* **DATA LINES**
****

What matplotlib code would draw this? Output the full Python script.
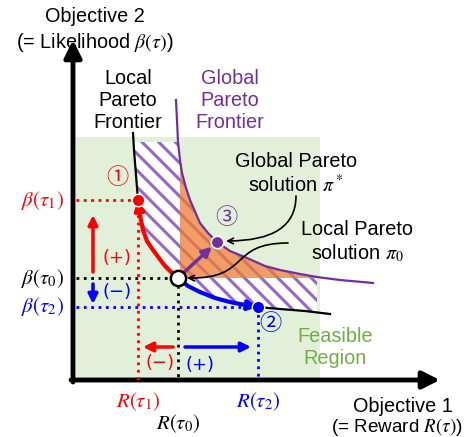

****

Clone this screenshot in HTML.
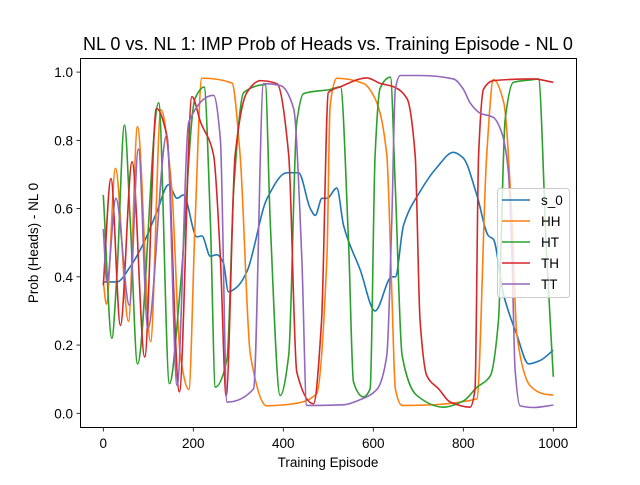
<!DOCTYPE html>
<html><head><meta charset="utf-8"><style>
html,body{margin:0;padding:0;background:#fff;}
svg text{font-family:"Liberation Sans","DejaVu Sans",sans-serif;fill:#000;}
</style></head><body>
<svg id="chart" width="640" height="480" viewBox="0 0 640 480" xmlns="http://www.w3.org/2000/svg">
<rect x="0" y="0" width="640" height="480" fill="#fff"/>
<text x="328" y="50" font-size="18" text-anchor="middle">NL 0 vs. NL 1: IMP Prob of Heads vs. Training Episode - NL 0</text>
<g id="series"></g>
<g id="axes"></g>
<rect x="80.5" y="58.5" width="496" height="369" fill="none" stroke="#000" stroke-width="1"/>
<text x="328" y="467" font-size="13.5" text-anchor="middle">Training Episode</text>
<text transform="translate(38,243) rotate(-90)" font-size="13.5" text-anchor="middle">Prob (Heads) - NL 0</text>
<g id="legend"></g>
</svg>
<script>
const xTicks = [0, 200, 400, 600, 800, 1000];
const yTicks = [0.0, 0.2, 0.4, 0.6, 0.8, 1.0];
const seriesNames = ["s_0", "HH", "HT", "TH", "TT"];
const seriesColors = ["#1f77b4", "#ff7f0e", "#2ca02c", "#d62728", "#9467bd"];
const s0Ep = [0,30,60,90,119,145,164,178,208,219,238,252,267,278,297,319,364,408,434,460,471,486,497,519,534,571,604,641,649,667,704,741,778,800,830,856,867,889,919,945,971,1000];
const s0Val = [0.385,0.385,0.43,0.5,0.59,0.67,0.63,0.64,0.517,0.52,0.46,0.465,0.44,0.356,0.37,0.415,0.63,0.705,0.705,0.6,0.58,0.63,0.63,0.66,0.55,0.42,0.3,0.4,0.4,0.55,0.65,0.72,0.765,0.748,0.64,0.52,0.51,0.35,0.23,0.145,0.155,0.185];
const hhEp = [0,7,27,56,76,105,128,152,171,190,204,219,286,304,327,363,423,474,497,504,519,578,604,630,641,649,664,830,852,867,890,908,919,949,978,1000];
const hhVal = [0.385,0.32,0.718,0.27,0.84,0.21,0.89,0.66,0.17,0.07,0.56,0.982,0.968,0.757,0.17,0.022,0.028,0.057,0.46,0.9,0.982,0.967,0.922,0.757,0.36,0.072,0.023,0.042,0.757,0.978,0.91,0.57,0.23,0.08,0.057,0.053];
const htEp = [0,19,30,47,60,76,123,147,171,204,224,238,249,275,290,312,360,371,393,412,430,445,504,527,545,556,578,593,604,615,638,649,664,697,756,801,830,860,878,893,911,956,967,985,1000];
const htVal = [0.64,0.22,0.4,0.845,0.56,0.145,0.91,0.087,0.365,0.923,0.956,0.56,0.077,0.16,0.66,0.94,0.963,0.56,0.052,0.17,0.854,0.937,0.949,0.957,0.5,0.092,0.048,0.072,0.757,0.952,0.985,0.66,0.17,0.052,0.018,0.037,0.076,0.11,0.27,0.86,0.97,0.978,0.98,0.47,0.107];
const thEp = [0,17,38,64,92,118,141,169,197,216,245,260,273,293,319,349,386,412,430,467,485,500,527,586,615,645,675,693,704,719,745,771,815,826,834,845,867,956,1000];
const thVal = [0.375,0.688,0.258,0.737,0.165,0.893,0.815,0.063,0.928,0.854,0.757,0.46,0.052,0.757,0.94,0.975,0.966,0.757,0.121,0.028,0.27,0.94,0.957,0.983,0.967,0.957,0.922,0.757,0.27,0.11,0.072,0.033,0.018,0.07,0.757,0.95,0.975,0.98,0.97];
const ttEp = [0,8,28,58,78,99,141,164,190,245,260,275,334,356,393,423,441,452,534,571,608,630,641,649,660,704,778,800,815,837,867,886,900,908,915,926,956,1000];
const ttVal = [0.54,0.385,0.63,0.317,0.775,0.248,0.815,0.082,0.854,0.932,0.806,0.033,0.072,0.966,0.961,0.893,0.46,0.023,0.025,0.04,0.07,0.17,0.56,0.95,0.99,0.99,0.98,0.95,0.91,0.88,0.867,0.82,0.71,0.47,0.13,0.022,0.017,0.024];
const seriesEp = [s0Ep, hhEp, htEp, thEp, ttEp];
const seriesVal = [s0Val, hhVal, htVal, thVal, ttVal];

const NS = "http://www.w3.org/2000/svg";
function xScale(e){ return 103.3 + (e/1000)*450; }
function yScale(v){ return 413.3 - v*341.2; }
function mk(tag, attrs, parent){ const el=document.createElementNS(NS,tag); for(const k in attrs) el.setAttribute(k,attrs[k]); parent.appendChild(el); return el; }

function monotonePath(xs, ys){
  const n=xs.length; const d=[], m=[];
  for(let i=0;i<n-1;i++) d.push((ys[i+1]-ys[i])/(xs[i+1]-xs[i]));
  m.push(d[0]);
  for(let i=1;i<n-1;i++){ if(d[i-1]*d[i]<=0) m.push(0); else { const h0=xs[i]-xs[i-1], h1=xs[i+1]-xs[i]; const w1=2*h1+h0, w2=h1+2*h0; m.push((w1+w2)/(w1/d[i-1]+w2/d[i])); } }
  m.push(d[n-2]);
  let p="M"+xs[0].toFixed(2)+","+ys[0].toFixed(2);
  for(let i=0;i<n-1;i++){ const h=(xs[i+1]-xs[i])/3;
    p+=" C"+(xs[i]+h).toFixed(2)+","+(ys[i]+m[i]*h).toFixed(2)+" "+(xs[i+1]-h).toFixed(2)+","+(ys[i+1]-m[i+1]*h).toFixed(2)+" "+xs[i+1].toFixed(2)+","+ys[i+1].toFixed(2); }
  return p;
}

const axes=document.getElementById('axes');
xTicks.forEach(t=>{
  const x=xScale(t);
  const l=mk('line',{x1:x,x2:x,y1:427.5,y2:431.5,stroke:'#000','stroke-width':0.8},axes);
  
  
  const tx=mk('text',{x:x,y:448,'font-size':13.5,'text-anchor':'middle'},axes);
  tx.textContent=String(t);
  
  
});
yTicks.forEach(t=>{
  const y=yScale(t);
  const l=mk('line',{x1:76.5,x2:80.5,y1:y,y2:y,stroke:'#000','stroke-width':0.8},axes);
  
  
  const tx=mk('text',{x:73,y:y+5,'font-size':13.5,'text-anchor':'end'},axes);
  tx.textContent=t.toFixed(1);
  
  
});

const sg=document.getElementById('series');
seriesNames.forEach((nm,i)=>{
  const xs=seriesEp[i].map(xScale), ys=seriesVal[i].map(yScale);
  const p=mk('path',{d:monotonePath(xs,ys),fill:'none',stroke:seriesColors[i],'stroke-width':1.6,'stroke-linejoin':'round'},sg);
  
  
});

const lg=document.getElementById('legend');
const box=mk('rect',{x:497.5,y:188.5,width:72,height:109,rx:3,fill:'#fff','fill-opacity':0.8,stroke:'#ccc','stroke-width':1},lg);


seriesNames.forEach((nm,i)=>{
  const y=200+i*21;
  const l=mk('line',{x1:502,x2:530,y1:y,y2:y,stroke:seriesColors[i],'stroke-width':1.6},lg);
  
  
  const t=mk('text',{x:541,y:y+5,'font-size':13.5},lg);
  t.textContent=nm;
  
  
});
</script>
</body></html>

****

* **EXERCISE GOAL**
From the data above, copy out every line with the string "script" in it.

* **ANSWER TO THE EXERCISE**
What matplotlib code would draw this? Output the full Python script.
<script>
</script>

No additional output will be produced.